Exercise instructions: In the material below, the lines containing the word "chart" are required; copy each of them.

Entries provided:
** begin **
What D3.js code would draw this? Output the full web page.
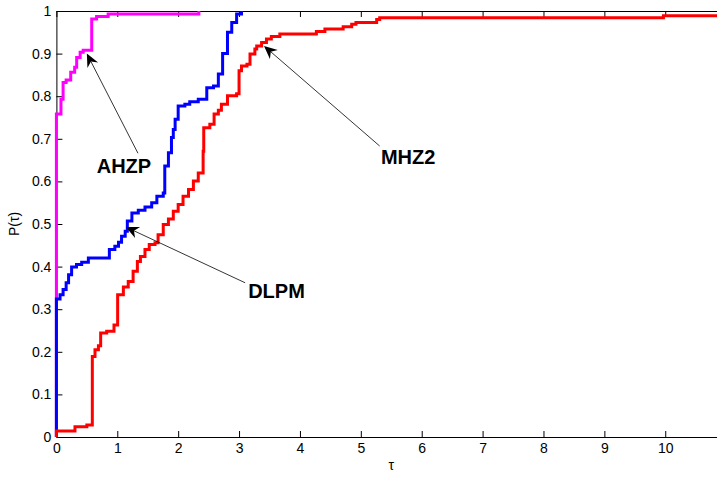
<!DOCTYPE html>
<html>
<head>
<meta charset="utf-8">
<script src="https://cdn.jsdelivr.net/npm/d3@7"></script>
<style>
  body { margin: 0; background: #fff; }
  svg { display: block; font-family: "Liberation Sans", Arial, Helvetica, sans-serif; }
</style>
</head>
<body>
<div id="chart"></div>
<script>
const W = 717, H = 477
const margin = {top: 11, left: 56.4, bottom: 40}

// series (tau, P(tau)), drawn as stairs
const ahzpX = [0, 0, 0.075, 0.11, 0.16, 0.235, 0.3, 0.333, 0.39, 0.44, 0.58, 0.66, 0.85, 2.34]
const ahzpY = [0, 0.758, 0.793, 0.832, 0.838, 0.856, 0.868, 0.891, 0.903, 0.908, 0.981, 0.987, 0.993, 1.0]

const dlpmX = [0, 0, 0.06, 0.11, 0.16, 0.2, 0.25, 0.33, 0.415, 0.525, 0.87, 0.96, 1.02, 1.07, 1.13, 1.165,
  1.24, 1.345, 1.455, 1.565, 1.65, 1.755, 1.78, 1.84, 1.89, 1.92, 1.95, 2.0, 2.11, 2.19, 2.33, 2.47,
  2.58, 2.66, 2.73, 2.81, 2.88, 2.96, 3.04]
const dlpmY = [0, 0.324, 0.334, 0.346, 0.362, 0.381, 0.399, 0.405, 0.41, 0.42, 0.44, 0.448, 0.457, 0.471, 0.483, 0.507,
  0.526, 0.532, 0.54, 0.55, 0.565, 0.573, 0.636, 0.667, 0.703, 0.722, 0.746, 0.777, 0.781, 0.787, 0.793, 0.82,
  0.824, 0.852, 0.9, 0.95, 0.973, 0.993, 1.0]

const mhz2X = [0, 0, 0.305, 0.5, 0.59, 0.634, 0.69, 0.727, 0.826, 0.946, 1.006, 1.1, 1.18, 1.26, 1.33, 1.38,
  1.455, 1.525, 1.62, 1.67, 1.755, 1.84, 1.92, 2.0, 2.08, 2.17, 2.25, 2.33, 2.41, 2.42, 2.52, 2.59, 2.66,
  2.71, 2.81, 2.96, 3.0, 3.04, 3.13, 3.18, 3.26, 3.29, 3.37, 3.45, 3.53, 3.67, 4.27, 4.41, 4.71, 4.85,
  4.92, 5.26, 5.31, 9.97, 10.85]
const mhz2Y = [0, 0.014, 0.024, 0.028, 0.189, 0.205, 0.214, 0.244, 0.248, 0.263, 0.334, 0.352, 0.365, 0.389, 0.412, 0.424,
  0.44, 0.452, 0.456, 0.475, 0.499, 0.512, 0.53, 0.546, 0.565, 0.581, 0.601, 0.62, 0.671, 0.726, 0.734, 0.758, 0.767,
  0.781, 0.801, 0.806, 0.86, 0.871, 0.875, 0.899, 0.911, 0.918, 0.926, 0.934, 0.94, 0.946, 0.952, 0.958, 0.963, 0.969,
  0.973, 0.98, 0.984, 0.989, 0.989]

const xTicks = [0, 1, 2, 3, 4, 5, 6, 7, 8, 9, 10]
const yTicks = [0, 0.1, 0.2, 0.3, 0.4, 0.5, 0.6, 0.7, 0.8, 0.9, 1]
const yTickLabels = ["0", "0.1", "0.2", "0.3", "0.4", "0.5", "0.6", "0.7", "0.8", "0.9", "1"]

// annotation: label, arrow tip, arrow tail, text start (all in data units)
const noteLabels = ["AHZP", "DLPM", "MHZ2"]
const noteTip = [[0.5, 0.9], [1.14, 0.493], [3.41, 0.918]]
const noteTail = [[1.34, 0.666], [3.1, 0.362], [5.31, 0.683]]
const noteText = [[0.662, 0.6205], [3.15, 0.326], [5.33, 0.64]]

const series = [
  {x: ahzpX, y: ahzpY, color: "#ff00ff"},
  {x: dlpmX, y: dlpmY, color: "#0000ff"},
  {x: mhz2X, y: mhz2Y, color: "#ff0000"}
]

const x = d3.scaleLinear().domain([0, 10.85]).range([margin.left, W])
const y = d3.scaleLinear().domain([0, 1]).range([H - margin.bottom, margin.top])

const svg = d3.select("#chart").append("svg")
  .attr("width", W)
  .attr("height", H)

// axes, matlab style with inward ticks
svg.append("g")
  .attr("transform", "translate(0," + y(0) + ")")
  .call(d3.axisBottom(x).tickValues(xTicks).tickSize(-6).tickSizeOuter(0).tickPadding(6).tickFormat(d3.format("d")))
svg.append("g")
  .attr("transform", "translate(0," + y(1) + ")")
  .call(d3.axisTop(x).tickValues(xTicks).tickSize(-6).tickSizeOuter(0).tickFormat(""))
svg.append("g")
  .attr("transform", "translate(" + x(0) + ",0)")
  .call(d3.axisLeft(y).tickValues(yTicks).tickSize(-6).tickSizeOuter(0).tickPadding(5)
    .tickFormat((d, i) => yTickLabels[i]))

svg.selectAll(".tick text").attr("font-size", 14).attr("font-family", "Liberation Sans, Arial, sans-serif").attr("fill", "#000")
svg.selectAll(".domain, .tick line").attr("stroke", "#000")

// stairs
const line = d3.line()
  .x(d => x(d[0]))
  .y(d => y(d[1]))
  .curve(d3.curveStepAfter)

series.forEach(s => {
  svg.append("path")
    .datum(s.x.map((v, i) => [v, s.y[i]]))
    .attr("fill", "none")
    .attr("stroke", s.color)
    .attr("stroke-width", 3)
    .attr("d", line)
})

// arrows and labels
noteLabels.forEach((lab, i) => {
  const tx = x(noteTip[i][0]), ty = y(noteTip[i][1])
  const bx = x(noteTail[i][0]), by = y(noteTail[i][1])
  const ang = Math.atan2(ty - by, tx - bx)
  const len = 13, half = 6, notch = 9
  const ux = Math.cos(ang), uy = Math.sin(ang)
  const px = -uy, py = ux
  svg.append("line")
    .attr("x1", bx).attr("y1", by)
    .attr("x2", tx - ux * notch).attr("y2", ty - uy * notch)
    .attr("stroke", "#000")
    .attr("stroke-width", 0.8)
  const head = [
    [tx, ty],
    [tx - ux * len + px * half, ty - uy * len + py * half],
    [tx - ux * notch, ty - uy * notch],
    [tx - ux * len - px * half, ty - uy * len - py * half]
  ]
  svg.append("polygon")
    .attr("points", head.map(p => p.join(",")).join(" "))
    .attr("fill", "#000")
  svg.append("text")
    .attr("x", x(noteText[i][0]))
    .attr("y", y(noteText[i][1]))
    .attr("font-size", 20)
    .attr("font-weight", "bold")
    .attr("fill", "#000")
    .text(lab)
})

// axis titles
svg.append("text")
  .attr("x", x(5.5))
  .attr("y", 470)
  .attr("text-anchor", "middle")
  .attr("font-size", 14)
  .text("τ")
svg.append("text")
  .attr("transform", "translate(19," + y(0.5) + ") rotate(-90)")
  .attr("text-anchor", "middle")
  .attr("font-size", 14)
  .text("P(τ)")
</script>
</body>
</html>
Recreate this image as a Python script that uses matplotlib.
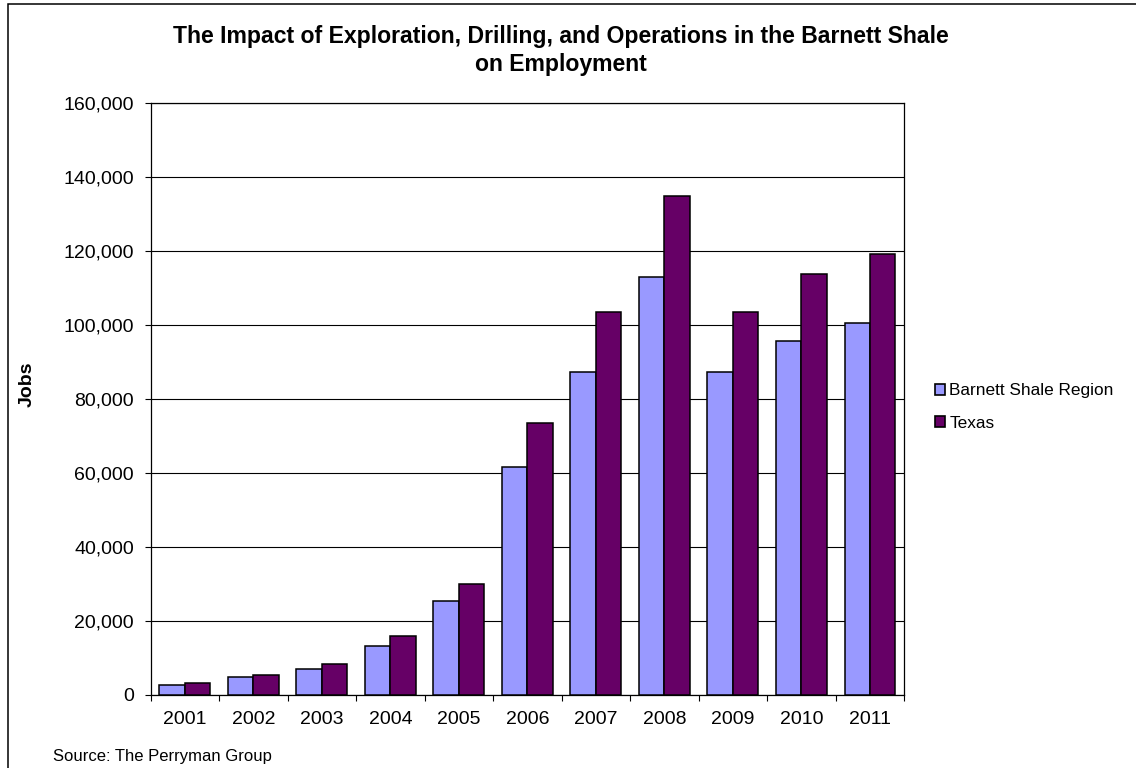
import numpy as np
import matplotlib
matplotlib.use("Agg")
import matplotlib.pyplot as plt
from matplotlib.ticker import FuncFormatter, FixedLocator
from matplotlib.patches import Rectangle

plt.rcParams['font.family'] = ['Liberation Sans', 'DejaVu Sans']

years = ['2001', '2002', '2003', '2004', '2005', '2006',
         '2007', '2008', '2009', '2010', '2011']
barnett = [2500, 4600, 7000, 13200, 25200, 61600,
           87100, 113000, 87300, 95700, 100400]
texas = [3050, 5300, 8300, 15800, 30000, 73300,
         103500, 134700, 103500, 113700, 119200]
series_names = ['Barnett Shale Region', 'Texas']

fig = plt.figure(figsize=(11.36, 7.68), dpi=100)
ax = fig.add_axes([0.1325, 0.0957, 0.796 - 0.1325, 0.8663 - 0.0957])

x = np.arange(len(years))
w = 0.372
ax.bar(x - w/2, barnett, w, color='#9999FF', edgecolor='black', linewidth=1.1,
       label=series_names[0], zorder=3)
ax.bar(x + w/2, texas, w, color='#660066', edgecolor='black', linewidth=1.1,
       label=series_names[1], zorder=3)

ax.set_xlim(-0.5, len(years) - 0.5)
ax.set_ylim(0, 160000)
ax.set_yticks(np.arange(0, 160001, 20000))
ax.yaxis.set_major_formatter(FuncFormatter(lambda v, p: '{:,.0f}'.format(v)))
ax.yaxis.grid(True, color='black', linewidth=0.8, zorder=0)

ax.set_xticks(x)
ax.set_xticklabels(years)
ax.xaxis.set_minor_locator(FixedLocator(np.arange(-0.5, len(years), 1)))
ax.tick_params(axis='x', which='major', length=0, pad=12, labelsize=14)
ax.tick_params(axis='x', which='minor', length=4.5, width=0.8, direction='out')
ax.tick_params(axis='y', length=4, width=0.8, direction='out', pad=8, labelsize=14)

for s in ax.spines.values():
    s.set_linewidth(0.9)
    s.set_color('black')

ax.set_ylabel('Jobs', fontsize=14, fontweight='bold', labelpad=12)
ax.yaxis.set_label_coords(36/1136, 0.5, transform=fig.transFigure)

fig.text(561/1136, 1 - 43.5/768, 'The Impact of Exploration, Drilling, and Operations in the Barnett Shale',
         ha='center', va='baseline', fontsize=16.6, fontweight='bold')
fig.text(561/1136, 1 - 71/768, 'on Employment',
         ha='center', va='baseline', fontsize=16.6, fontweight='bold')

fig.text(53/1136, 1 - 761/768, 'Source: The Perryman Group', ha='left', va='baseline', fontsize=12)

leg = ax.legend(loc='center left', bbox_to_anchor=(926/1136, 1 - 407/768),
                bbox_transform=fig.transFigure, frameon=False, fontsize=12.4,
                handlelength=0.6, handleheight=0.6, handletextpad=0.25,
                labelspacing=1.0, borderpad=0)
for p in leg.get_patches():
    p.set_linewidth(1.2)

fig.patches.append(Rectangle((8/1136, -0.1), 1.2, 1.1 - 4.5/768, transform=fig.transFigure,
                             fill=False, edgecolor='black', linewidth=1.1, clip_on=False))

fig.savefig('out.png', dpi=100)
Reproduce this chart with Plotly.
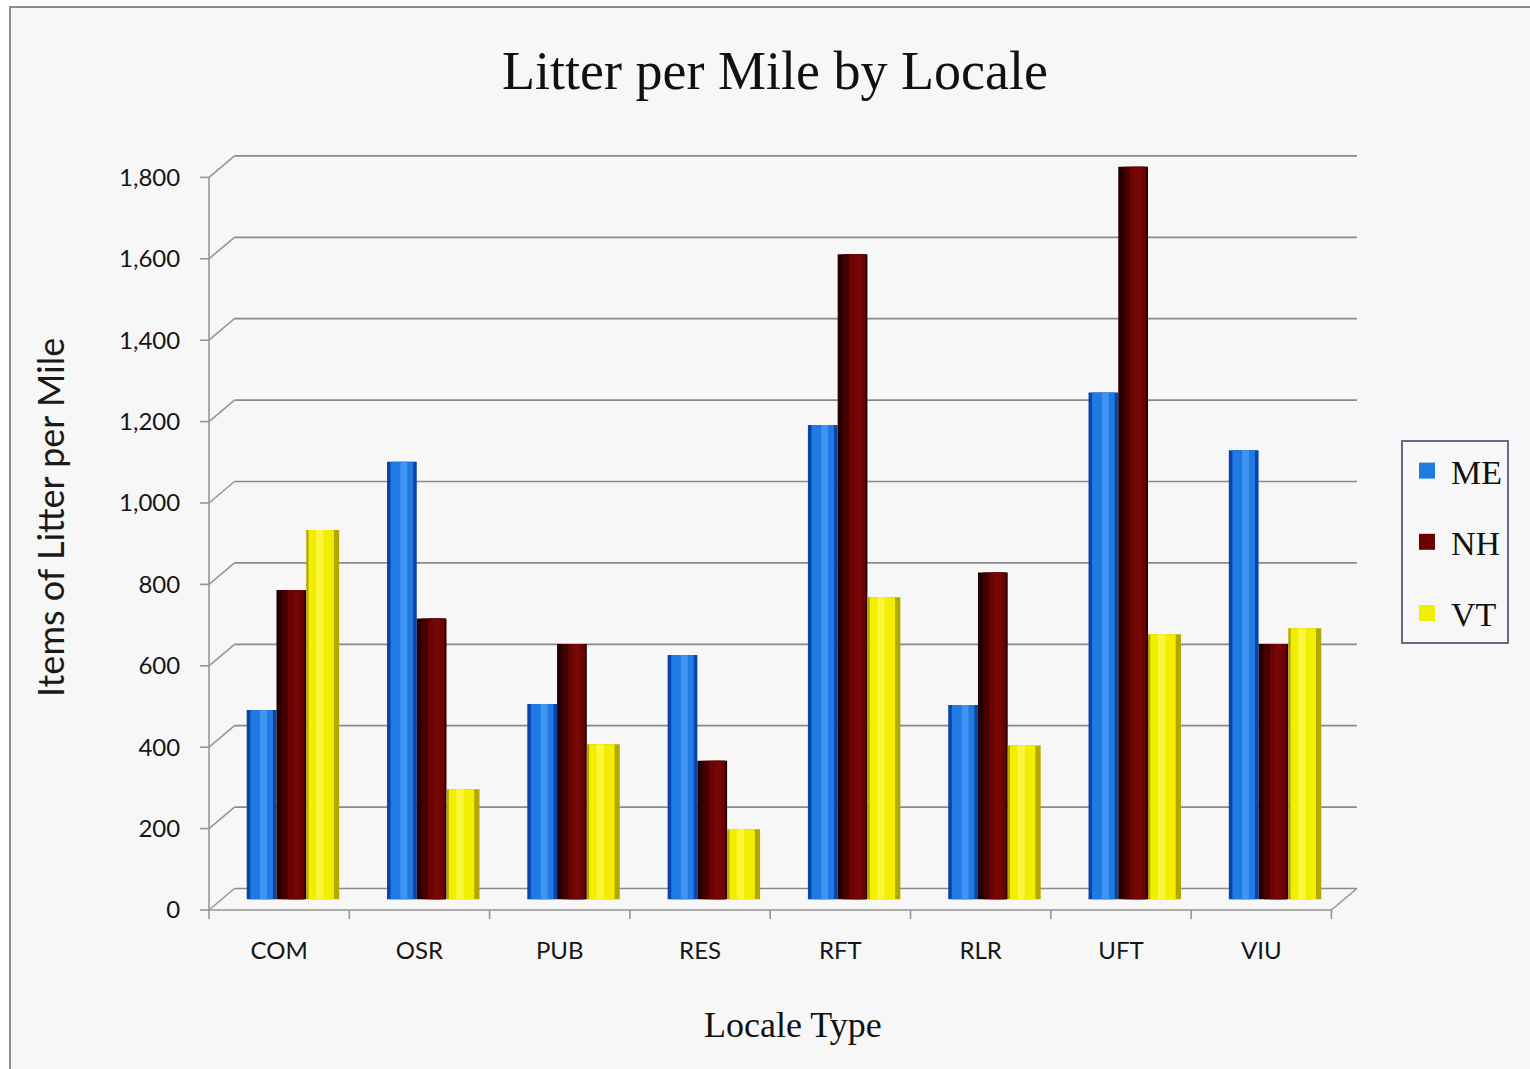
** end **
Correct output:
<div id="chart"></div>
const svg = d3.select("#chart").append("svg")
Reproduce this chart with Plotly.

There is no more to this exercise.